MATERIALS PROVIDED
-- Begin --

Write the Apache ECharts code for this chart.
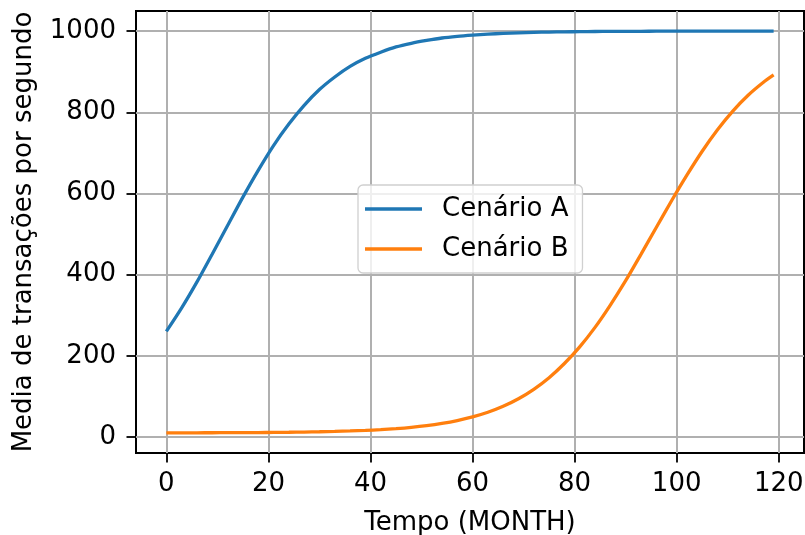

-- End --
-- Begin --

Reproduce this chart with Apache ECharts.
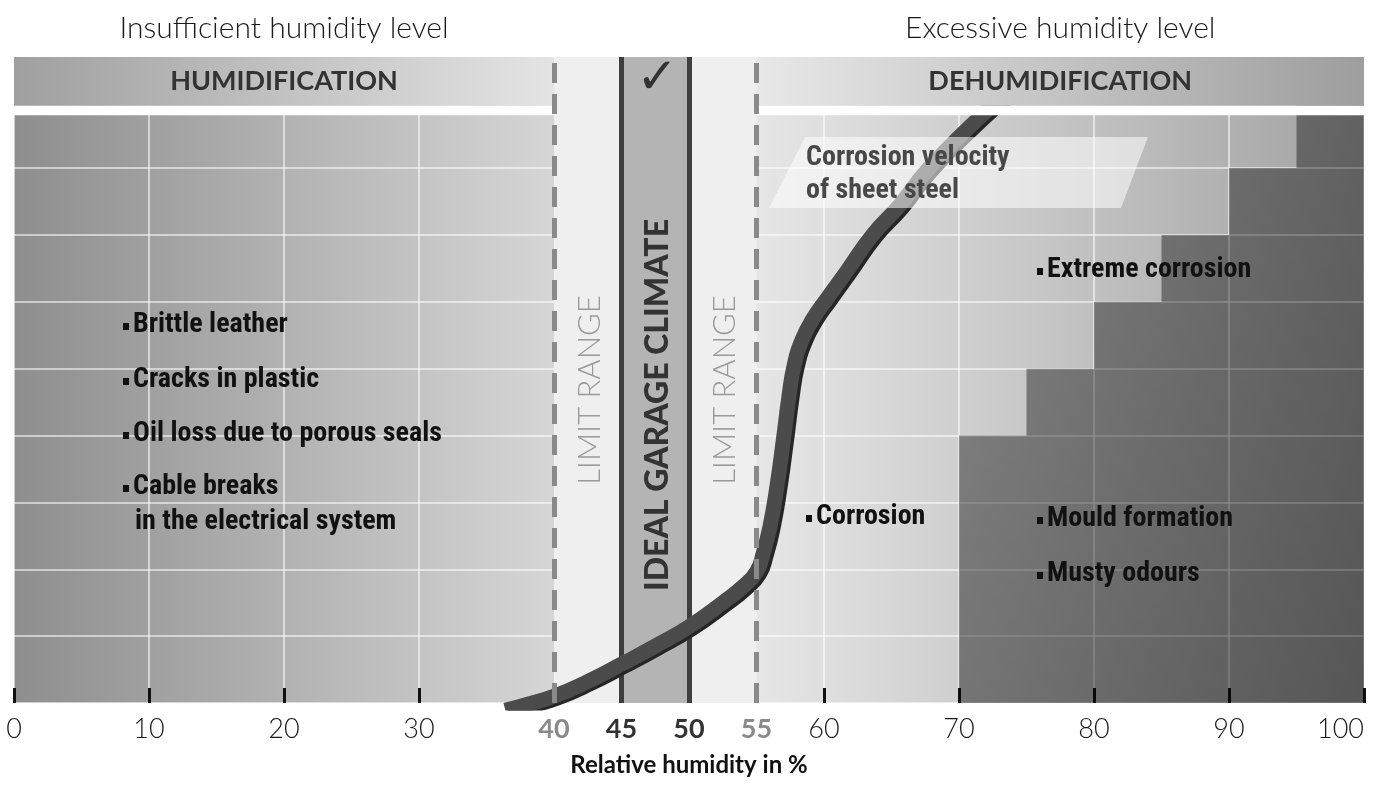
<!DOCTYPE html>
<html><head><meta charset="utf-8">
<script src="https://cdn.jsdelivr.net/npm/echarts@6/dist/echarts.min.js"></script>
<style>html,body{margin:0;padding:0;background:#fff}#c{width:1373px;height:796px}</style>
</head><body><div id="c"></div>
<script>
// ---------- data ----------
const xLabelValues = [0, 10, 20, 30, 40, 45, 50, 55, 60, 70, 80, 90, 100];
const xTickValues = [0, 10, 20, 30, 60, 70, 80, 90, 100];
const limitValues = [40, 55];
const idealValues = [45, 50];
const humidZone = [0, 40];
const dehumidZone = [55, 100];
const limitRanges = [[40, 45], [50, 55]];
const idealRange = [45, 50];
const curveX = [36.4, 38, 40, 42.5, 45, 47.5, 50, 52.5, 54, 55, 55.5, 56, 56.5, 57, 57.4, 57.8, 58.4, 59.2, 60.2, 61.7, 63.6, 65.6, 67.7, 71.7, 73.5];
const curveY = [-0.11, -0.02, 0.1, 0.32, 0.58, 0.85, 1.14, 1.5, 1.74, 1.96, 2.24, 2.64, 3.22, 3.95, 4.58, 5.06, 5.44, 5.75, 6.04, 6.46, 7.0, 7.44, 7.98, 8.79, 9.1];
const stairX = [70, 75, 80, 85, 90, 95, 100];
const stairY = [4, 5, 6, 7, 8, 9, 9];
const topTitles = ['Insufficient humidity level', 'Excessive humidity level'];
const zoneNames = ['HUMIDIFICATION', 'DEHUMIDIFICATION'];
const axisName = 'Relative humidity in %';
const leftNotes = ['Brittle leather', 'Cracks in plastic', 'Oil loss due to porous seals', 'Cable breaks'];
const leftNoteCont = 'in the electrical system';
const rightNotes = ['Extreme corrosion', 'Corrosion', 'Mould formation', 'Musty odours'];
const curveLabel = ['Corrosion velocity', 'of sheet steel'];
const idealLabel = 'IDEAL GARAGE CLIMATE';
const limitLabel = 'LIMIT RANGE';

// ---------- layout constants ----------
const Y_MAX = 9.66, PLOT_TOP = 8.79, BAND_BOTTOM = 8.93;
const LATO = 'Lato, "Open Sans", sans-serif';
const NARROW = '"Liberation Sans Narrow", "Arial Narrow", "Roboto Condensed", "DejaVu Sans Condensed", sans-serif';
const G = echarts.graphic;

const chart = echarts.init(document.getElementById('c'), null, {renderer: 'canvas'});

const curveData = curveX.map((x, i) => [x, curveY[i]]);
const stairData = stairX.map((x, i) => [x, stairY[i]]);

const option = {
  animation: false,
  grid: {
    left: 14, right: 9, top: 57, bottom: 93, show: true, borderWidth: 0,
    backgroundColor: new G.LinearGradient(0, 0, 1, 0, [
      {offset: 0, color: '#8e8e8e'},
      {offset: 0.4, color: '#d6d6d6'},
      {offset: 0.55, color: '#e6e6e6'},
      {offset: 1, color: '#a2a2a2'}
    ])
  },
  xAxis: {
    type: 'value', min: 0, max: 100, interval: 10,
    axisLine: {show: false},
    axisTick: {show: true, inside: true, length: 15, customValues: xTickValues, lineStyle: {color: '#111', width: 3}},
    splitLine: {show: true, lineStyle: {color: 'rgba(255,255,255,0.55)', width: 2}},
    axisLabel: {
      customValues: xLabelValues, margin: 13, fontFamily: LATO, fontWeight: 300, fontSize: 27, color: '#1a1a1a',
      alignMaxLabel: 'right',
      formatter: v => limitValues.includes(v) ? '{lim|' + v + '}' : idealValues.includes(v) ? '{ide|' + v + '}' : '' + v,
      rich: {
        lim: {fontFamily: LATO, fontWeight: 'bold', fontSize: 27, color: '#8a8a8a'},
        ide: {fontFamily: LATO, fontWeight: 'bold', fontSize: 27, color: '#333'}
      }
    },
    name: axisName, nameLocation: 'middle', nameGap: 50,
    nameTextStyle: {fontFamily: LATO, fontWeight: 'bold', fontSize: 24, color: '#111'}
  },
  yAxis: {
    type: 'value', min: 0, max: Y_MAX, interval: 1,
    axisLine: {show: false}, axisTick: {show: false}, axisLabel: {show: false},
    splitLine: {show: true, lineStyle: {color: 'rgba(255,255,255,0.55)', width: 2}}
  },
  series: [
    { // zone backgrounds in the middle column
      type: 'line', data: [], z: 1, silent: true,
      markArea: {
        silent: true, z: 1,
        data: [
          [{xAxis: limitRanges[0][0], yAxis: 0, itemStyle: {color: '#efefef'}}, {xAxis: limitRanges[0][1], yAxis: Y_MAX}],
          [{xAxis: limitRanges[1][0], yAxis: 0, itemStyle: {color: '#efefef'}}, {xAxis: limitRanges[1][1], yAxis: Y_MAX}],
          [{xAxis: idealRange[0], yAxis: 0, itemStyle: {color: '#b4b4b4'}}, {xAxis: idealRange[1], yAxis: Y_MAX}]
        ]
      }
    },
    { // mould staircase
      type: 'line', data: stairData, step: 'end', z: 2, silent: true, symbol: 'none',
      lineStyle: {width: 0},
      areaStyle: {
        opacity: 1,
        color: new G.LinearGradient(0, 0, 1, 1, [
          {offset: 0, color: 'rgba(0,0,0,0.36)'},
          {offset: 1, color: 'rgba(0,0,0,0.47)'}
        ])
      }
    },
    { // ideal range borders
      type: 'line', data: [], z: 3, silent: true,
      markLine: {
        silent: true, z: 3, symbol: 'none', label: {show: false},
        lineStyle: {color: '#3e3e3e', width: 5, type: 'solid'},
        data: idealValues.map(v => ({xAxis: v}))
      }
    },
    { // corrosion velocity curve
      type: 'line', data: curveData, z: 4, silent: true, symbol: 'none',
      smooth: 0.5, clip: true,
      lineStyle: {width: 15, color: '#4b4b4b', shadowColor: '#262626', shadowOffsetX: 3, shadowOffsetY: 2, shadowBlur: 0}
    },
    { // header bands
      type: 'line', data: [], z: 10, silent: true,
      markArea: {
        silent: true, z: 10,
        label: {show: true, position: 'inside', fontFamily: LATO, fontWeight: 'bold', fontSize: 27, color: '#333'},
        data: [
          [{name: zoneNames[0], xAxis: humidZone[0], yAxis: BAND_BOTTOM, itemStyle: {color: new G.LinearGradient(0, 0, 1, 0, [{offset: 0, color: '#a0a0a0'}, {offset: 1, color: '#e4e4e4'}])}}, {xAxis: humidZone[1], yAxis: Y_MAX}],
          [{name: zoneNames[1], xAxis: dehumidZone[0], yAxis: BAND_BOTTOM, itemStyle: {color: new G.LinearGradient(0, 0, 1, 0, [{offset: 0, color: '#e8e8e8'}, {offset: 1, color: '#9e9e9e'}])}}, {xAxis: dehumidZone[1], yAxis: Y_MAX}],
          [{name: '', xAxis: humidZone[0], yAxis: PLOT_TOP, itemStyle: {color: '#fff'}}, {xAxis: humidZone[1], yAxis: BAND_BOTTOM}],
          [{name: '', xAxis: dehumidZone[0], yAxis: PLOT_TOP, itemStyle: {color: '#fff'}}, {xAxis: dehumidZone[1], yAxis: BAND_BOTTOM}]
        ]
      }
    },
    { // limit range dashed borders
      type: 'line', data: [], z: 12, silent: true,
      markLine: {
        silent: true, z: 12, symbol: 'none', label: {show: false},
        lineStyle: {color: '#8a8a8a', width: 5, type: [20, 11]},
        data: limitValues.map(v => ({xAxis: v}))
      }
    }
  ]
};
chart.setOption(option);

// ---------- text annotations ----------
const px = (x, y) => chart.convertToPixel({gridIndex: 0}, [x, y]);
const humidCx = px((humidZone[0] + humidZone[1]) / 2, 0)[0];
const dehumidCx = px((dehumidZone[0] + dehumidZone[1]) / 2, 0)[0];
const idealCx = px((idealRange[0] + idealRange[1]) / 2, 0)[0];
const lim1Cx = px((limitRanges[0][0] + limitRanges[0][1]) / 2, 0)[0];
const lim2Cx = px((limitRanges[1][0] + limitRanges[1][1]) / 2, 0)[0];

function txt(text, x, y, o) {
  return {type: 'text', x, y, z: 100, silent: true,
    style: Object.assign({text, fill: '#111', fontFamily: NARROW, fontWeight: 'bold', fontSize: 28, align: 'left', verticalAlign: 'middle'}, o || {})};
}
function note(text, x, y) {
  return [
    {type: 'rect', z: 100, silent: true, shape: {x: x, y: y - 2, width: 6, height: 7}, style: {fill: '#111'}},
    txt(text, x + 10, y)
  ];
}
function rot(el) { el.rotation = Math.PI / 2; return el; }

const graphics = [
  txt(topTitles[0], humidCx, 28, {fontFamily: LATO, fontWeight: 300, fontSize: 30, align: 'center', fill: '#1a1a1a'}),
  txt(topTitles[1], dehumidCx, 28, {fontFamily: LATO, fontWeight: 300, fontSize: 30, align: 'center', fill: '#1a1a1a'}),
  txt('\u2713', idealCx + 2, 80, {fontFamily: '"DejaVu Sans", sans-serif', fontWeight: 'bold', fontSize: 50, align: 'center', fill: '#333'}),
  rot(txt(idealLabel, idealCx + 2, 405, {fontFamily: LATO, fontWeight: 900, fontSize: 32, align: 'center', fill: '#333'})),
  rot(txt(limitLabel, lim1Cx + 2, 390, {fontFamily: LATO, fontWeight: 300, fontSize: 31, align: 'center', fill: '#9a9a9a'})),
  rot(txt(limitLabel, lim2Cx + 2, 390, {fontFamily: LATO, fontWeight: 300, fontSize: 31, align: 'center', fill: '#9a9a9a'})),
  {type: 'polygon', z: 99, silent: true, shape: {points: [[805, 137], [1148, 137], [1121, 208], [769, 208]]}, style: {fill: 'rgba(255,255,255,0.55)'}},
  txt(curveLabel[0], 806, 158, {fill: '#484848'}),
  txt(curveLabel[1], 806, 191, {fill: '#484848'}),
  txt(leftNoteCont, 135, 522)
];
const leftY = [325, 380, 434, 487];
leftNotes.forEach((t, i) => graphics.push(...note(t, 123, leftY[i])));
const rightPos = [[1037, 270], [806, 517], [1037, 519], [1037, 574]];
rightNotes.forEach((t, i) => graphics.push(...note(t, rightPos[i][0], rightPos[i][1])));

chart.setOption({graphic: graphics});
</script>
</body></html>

-- End --

WHAT YOU WILL DO
Determine the number of lines in these entries that contain the word "Apache", and write only that number.

RESPONSE TO THIS EXERCISE
2